Let $F$ be the cdf of a standard normal distribution and $\alpha, \beta$ be real numbers with $\beta \leq 0$. Prove that $x\mapsto F(\alpha x + \beta) + F(-\alpha x + \beta)$ reaches its global minimum at $x=0$.

This question originates from the theory of statistical tests. I want to know if there's an elegant way to prove this. Of course the function is even, it is therefore sufficient to prove that it's increasing for positive $x$. To that end, one could study the sign of the derivative $$\alpha[f(\alpha x + \beta) - f(-\alpha x + \beta)]$$ where $f$ is the pdf of a standard normal, but that looks tedious.

Answer 1

It's really not that tedious.
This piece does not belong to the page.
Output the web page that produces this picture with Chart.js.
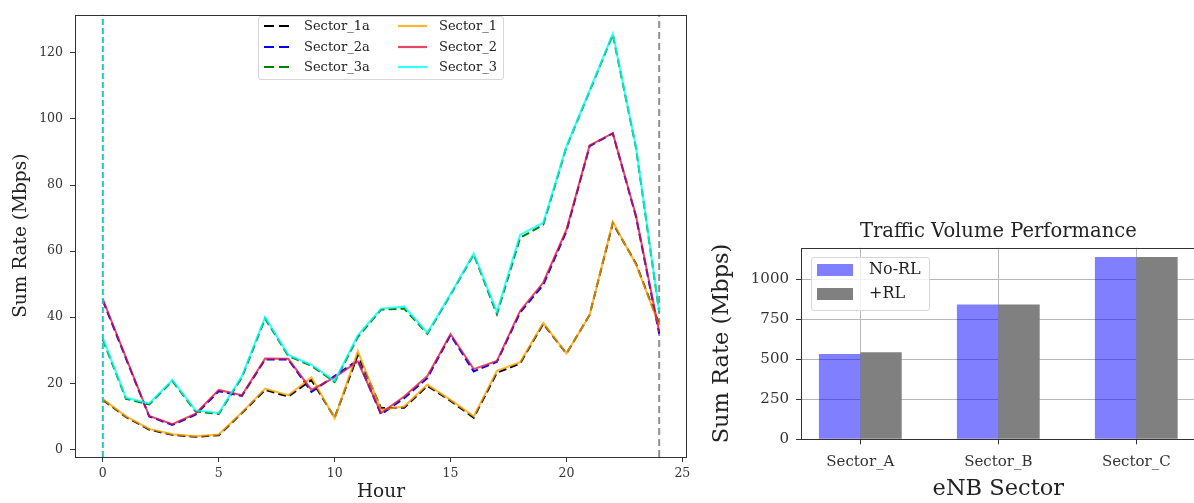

Assume without loss of generality that $\alpha>0$. Then we have $$f(\alpha x + \beta)-f(-\alpha x + \beta)=\frac1{\sqrt{2\pi}}(e^{-(\alpha x + \beta)^2/2}-e^{-(-\alpha x + \beta)^2/2})=\frac{e^{-(\alpha^2x^2+\beta^2)/2}}{\sqrt{2\pi}}(e^{-\alpha\beta x}-e^{\alpha\beta x})=-\frac{2e^{-(\alpha^2x^2+\beta^2)}}{\sqrt{2\pi}}\sinh(\alpha\beta x).$$ Since $\beta\le0$, this expression is $\ge0$ for all $x\ge0$.

One should probably also point out that the function is constant if $\alpha=0$, so the result becomes trivially true.

Answer 2

The most succinct observation is $f(u)=f(v)$ iff $u=\pm v$. We can't solve $\alpha x +\beta =\alpha x -\beta$ unless $\beta=0$, but $\alpha x+\beta=-\alpha x+\beta$ implies $x=0$.

Answer 3

Let $G(\alpha, \beta, x) = F(\alpha x+\beta) + F(-\alpha x +\beta)$. Notice that

$$G(\alpha, \beta, x) = G(\alpha, \beta, -x) = G(-\alpha, \beta, x).$$

We may hence assume without loss of generality that $\alpha, x\geq 0$. Now, we have

\begin{align} G(\alpha, \beta, 0) - G(\alpha, \beta, x) &= \Big(F(\beta) - F(-\alpha x +\beta) \Big) - \Big( F(\alpha x+\beta) - F(\beta) \Big) \\&= \int_{-\alpha x+\beta}^\beta\,f(t)\,dt - \int_{\beta}^{\alpha x+\beta}\,f(t)\,dt \end{align}

From the fact that $f$ is even and decreasing in $[0,+\infty)$, one can deduce that

$$ G(\alpha, \beta, 0) - G(\alpha, \beta, x) = \int_{|\beta|}^{\alpha x+|\beta|}\,f(t)\,dt - \int_{-\alpha x + |\beta|}^{|\beta|}\,f(t)\,dt\tag{$*$} $$

satisfies:

• $(*) = 0$ when $x=0$ or $\alpha = 0$ or $\beta = 0$; and
• $(*) < 0$ when $\alpha, x > 0$ and $\beta < 0$.

Hence, $(*)\leq 0$ so that in particular, $H(0)$ is a global minimum for $H(x) = G(\alpha, \beta, x)$. Moreover, the global minimum is strict whenever $\alpha \neq 0$ and $\beta < 0$.